A few years ago, Vandelay Industries had a contract with a state agency in downtown Sacramento to setup and maintain a large XSAN (now defunct Apple storage platform) installation for a video production department.  As we were introduced to staff and facilities, we were given the requisite tour of the on-site data center, housed in a dedicated room on the 14th floor of the building.  The majority of the rack space was occupied by an EMC data warehousing platform that was to be the basis of the agency’s paperless initiative.  It was easily several million dollars worth of equipment.

I later found out that the paperless project had in fact incurred millions in cost, but had not yet been implemented.  The agency engaged a third party consultant to determine why.  At a cost nearly equal to the original project, the consultant determined that the infrastructure that had been installed was the wrong product, and worse, now that it was 3+ years old, it was not a viable base from which to correct the problem.  Everything should be scrapped and the project should be started fresh.

I suppose I shouldn’t be surprised that nobody really cared about the millions in wasted dollars.  The agency employees were used to it, and the contractors, both the initial and the third party consultant brought in later, benefited hugely from the problems.  You can rest assured that the original vendor was not held at all responsible for the errors, and that in all likelihood, they were asked to write the NEW RFP!

Aside from the disgusting waste of taxpayer money, the real issue is that the project was, and shall forever be, doomed to failure.  There was no clear reason for the project.  There were no concrete benefits, there were no business deliverables that the agency could point to as clear improvements.

This is also the case for most small firms we engage with today.

A quick example:  A firm we work with regularly has discovery documents physically delivered to their office, often thousands or even ten’s of thousands of pages.  They scan some or all of those documents into a holding folder, and from there they open, edit, highlight, redact, bates stamp, etc via Adobe Acrobat.  The documents are then saved in multiple locations, emailed, and printed out again, often multiple times.  Hundreds of thousands of pages per year.  Millions even.

Paperless was meant to reduce or eliminate the original physical delivery, which could be done electronically.  It was meant to eliminate subsequent sharing via printing, which should instead be done electronically.  Clearly “paperless” is a misnomer.  It should be thought of as an addition to paper, a possible reduction in paper, but not a replacement for paper.

There are some very compelling scenarios for a “paperless” workflow. Certainly the example above of the firm that captures hundreds of thousands of pages annually, can use paperless tools to catalog, organize, and take notes on the electronic versions of documents.  With the old workflow, providing copies of documents, with markup, notes, etc to multiple external entities meant making multiple copies, often at significant cost.  If the job was too big to be handled internally on firm copiers, that meant outsourcing, and time and expense was compounded.  Now, taking electronic notes, making trackable changes, using electronic bates stamping, and using web accessible file sharing platforms make sharing even massive documents or libraries nearly instant, and with very little cost.

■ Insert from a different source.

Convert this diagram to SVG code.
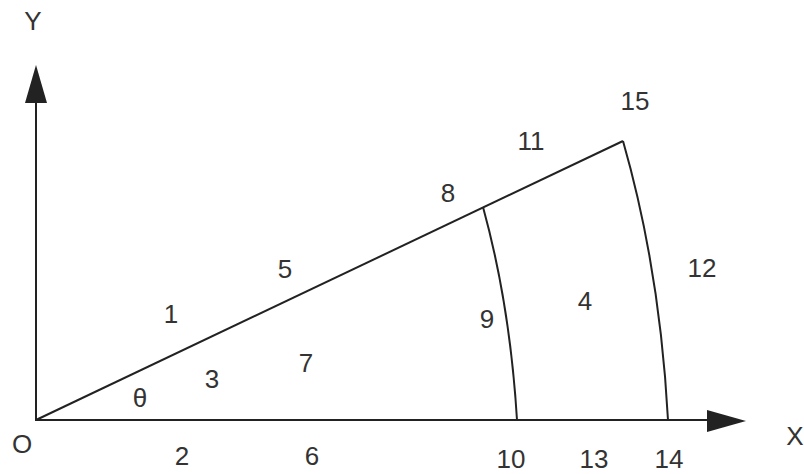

Faxing work flows can be equally improved.  Where historically practices had physical fax machines for multiple departments, now they can all be consolidated into one server, routed based on inbound line or external caller id, and sorted accordingly.  Outbound faxing can be done, just like printing a page, but faxing instead, and using the same contact lists that users have in their email platform.  We work with a small healthcare practice that regularly has faxing volume that exceeds 1000 pages DAILY, 100% of which has been reduced to electronic.  Lesser used numbers, like the “billing” fax have been pooled to accept overflow for the busiest numbers, expanding their effective capacity.  We could spend a whole article on using electronic faxing…

Let me bring this back full circle.  The State of California, in their infinite wisdom, believed in the fairytale of a paperless workflow.  The biggest failure was the expectation that paper could be eliminated.  The vendor responsible should have set realistic expectations, and knowing the industry, should have helped the agency design processes to take advantage of the capabilities before a single hard drive was installed.

What has your experience been?  Have you had a successful implementation?  A failed one?  Are you looking to implement a paperless office?  Why?  What problem do you hope to solve?